EXERCISE OBJECTIVE – Work out the number of lines containing "picture". Answer with nothing but that number.

'''

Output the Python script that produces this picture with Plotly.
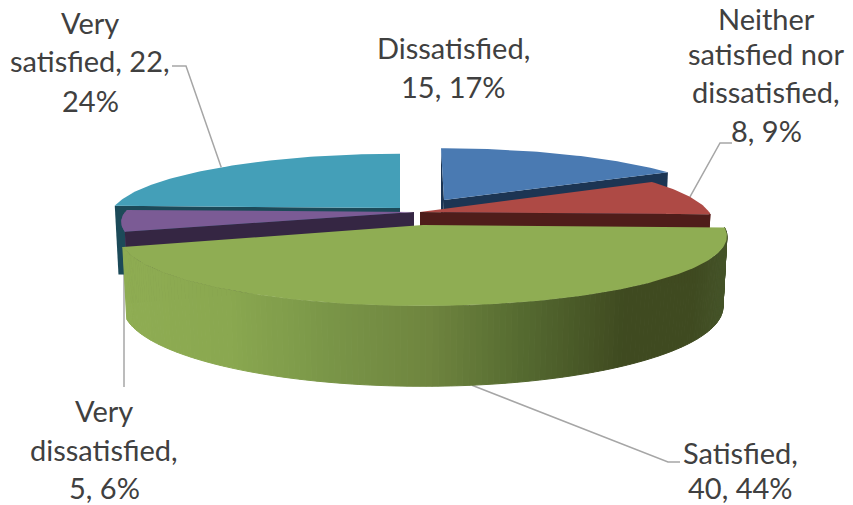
import math
import plotly.graph_objects as go

# ---- data ----
categories = ["Dissatisfied", "Neither satisfied nor dissatisfied", "Satisfied",
              "Very dissatisfied", "Very satisfied"]
values = [15, 8, 40, 5, 22]
percents = [17, 9, 44, 6, 24]

# ---- drawing constants (pixel space of the 853x505 page) ----
WIDTH, HEIGHT = 853, 505
PERSPECTIVE = 0.16
DEPTH = 69
BOTTOM_RY = 1.14
BOTTOM_RX = 0.987
geometry = {                      # cx, cy, rx, ry, apex x shift
    "Dissatisfied": (441, 200, 283, 60, 3),
    "Neither satisfied nor dissatisfied": (420, 212, 289, 65, 0),
    "Satisfied": (423, 225, 300, 68, 0),
    "Very dissatisfied": (414, 212, 289, 61, 0),
    "Very satisfied": (400, 208, 287, 63, 0),
}
top_colors = dict(zip(categories, ["#4a7ab2", "#ae4a45", "#8fad53", "#7b5b95", "#449fb8"]))
face_colors = dict(zip(categories, ["#1c3553", "#4f1d1a", "#3f4a20", "#352643", "#1c4a59"]))
outer_colors = dict(zip(categories, ["#1c3553", "#6e2a26", "#3f4a20", "#6a5085", "#1c4a59"]))
green_stops = [(130, "#8fad53"), (230, "#8aa850"), (330, "#7a9648"), (430, "#6f853f"),
               (520, "#566b31"), (625, "#3f4a20"), (690, "#3f4a20"), (727, "#46552a")]
LEADER = "#a6a6a6"
TEXT = "#404040"
FONT = "Lato"
FONT_SIZE = 29

# label line layout: category -> (centre x, [line y...], [line texts builder])
label_lines = {
    "Very satisfied": (90, [22, 60, 100], ["Very", "satisfied, {v},", "{p}%"]),
    "Dissatisfied": (453, [47, 86], ["Dissatisfied,", "{v}, {p}%"]),
    "Neither satisfied nor dissatisfied": (766, [18, 53, 91, 130],
                                           ["Neither", "satisfied nor", "dissatisfied,", "{v}, {p}%"]),
    "Satisfied": (740, [452, 487], ["Satisfied,", "{v}, {p}%"]),
    "Very dissatisfied": (104, [410, 449, 487], ["Very", "dissatisfied,", "{v}, {p}%"]),
}
leader_elbows = {
    "Very satisfied": [(186, 66), (172, 66)],
    "Neither satisfied nor dissatisfied": [(720, 143), (732, 143)],
    "Satisfied": [(668, 462), (680, 462)],
    "Very dissatisfied": [(124, 387)],
}


def project(name, deg, bottom=False):
    cx, cy, rx, ry, _ = geometry[name]
    if bottom:
        cy, rx, ry = cy + DEPTH, rx * BOTTOM_RX, ry * BOTTOM_RY
    s, c = math.sin(math.radians(deg)), math.cos(math.radians(deg))
    d = 1 + PERSPECTIVE * c
    return cx + rx * s / d, cy - ry * c / d


def apex(name, bottom=False):
    cx, cy, _, _, shift = geometry[name]
    return (cx + (0 if bottom else shift), cy + (DEPTH if bottom else 0))


def hex2rgb(h):
    return tuple(int(h[i:i + 2], 16) for i in (1, 3, 5))


def green_at(x):
    if x <= green_stops[0][0]:
        return green_stops[0][1]
    for (x0, c0), (x1, c1) in zip(green_stops, green_stops[1:]):
        if x <= x1:
            t = (x - x0) / (x1 - x0)
            a, b = hex2rgb(c0), hex2rgb(c1)
            return "rgb(%d,%d,%d)" % tuple(a[i] + (b[i] - a[i]) * t for i in range(3))
    return green_stops[-1][1]


fig = go.Figure()


def poly(points, color, seam=0):
    fig.add_trace(go.Scatter(
        x=[p[0] for p in points] + [points[0][0]],
        y=[p[1] for p in points] + [points[0][1]],
        mode="lines", fill="toself", fillcolor=color,
        line=dict(color=color, width=seam), hoverinfo="skip", showlegend=False))


def arc(a0, a1):
    n = max(2, int(abs(a1 - a0)))
    return [a0 + (a1 - a0) * i / n for i in range(n + 1)]


total = sum(values)
spans = {}
cum = 0
for cat, v in zip(categories, values):
    spans[cat] = (cum / total * 360, (cum + v) / total * 360)
    cum += v

# leader lines sit behind the slices and run from each slice's rim midpoint
for cat, elbows in leader_elbows.items():
    a0, a1 = spans[cat]
    mid = (a0 + a1) / 2
    start = project(cat, mid, bottom=cat == "Satisfied")
    pts = [start] + elbows
    if cat == "Very dissatisfied":
        pts = [(elbows[0][0], start[1])] + elbows
    fig.add_trace(go.Scatter(x=[p[0] for p in pts], y=[p[1] for p in pts], mode="lines",
                             line=dict(color=LEADER, width=1.5), hoverinfo="skip", showlegend=False))


def draw_slice(cat):
    a0, a1 = spans[cat]
    # rim, only where it faces the viewer
    if cat == "Satisfied":
        angs = arc(a0, a1)
        for u, w in zip(angs, angs[1:]):
            p = [project(cat, u), project(cat, w), project(cat, w, True), project(cat, u, True)]
            poly(p, green_at(sum(q[0] for q in p) / 4), seam=1)
    else:
        lo, hi = max(a0, 90), min(a1, 270)
        if hi > lo:
            angs = arc(lo, hi)
            pts = [project(cat, a) for a in angs] + [project(cat, a, True) for a in reversed(angs)]
            poly(pts, outer_colors[cat])
    # cut faces
    if cat == "Dissatisfied":
        poly([project(cat, a0), apex(cat), apex(cat, True)], face_colors[cat])
    if cat in ("Dissatisfied", "Neither satisfied nor dissatisfied"):
        poly([apex(cat), project(cat, a1), project(cat, a1, True), apex(cat, True)], face_colors[cat])
    if cat in ("Very dissatisfied", "Very satisfied"):
        poly([apex(cat), project(cat, a0), project(cat, a0, True), apex(cat, True)], face_colors[cat])
    # top
    poly([apex(cat)] + [project(cat, a) for a in arc(a0, a1)], top_colors[cat])


for cat in ["Very satisfied", "Dissatisfied", "Very dissatisfied",
            "Neither satisfied nor dissatisfied", "Satisfied"]:
    draw_slice(cat)

annotations = []
for cat, v, p in zip(categories, values, percents):
    cx, ys, lines = label_lines[cat]
    for y, line in zip(ys, lines):
        annotations.append(dict(x=cx, y=y, xref="x", yref="y", showarrow=False,
                                text=line.format(v=v, p=p), xanchor="center", yanchor="middle",
                                font=dict(family=FONT, size=FONT_SIZE, color=TEXT)))

fig.update_layout(
    width=WIDTH, height=HEIGHT, autosize=False,
    margin=dict(l=0, r=0, t=0, b=0),
    paper_bgcolor="white", plot_bgcolor="white", showlegend=False,
    xaxis=dict(range=[0, WIDTH], visible=False, fixedrange=True),
    yaxis=dict(range=[HEIGHT, 0], visible=False, fixedrange=True),
    annotations=annotations,
)
fig.write_html("out.html", config={"displayModeBar": False},
               post_script="document.body.style.margin='0';document.documentElement.style.overflow='hidden';")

'''

WRITTEN REPLY – 1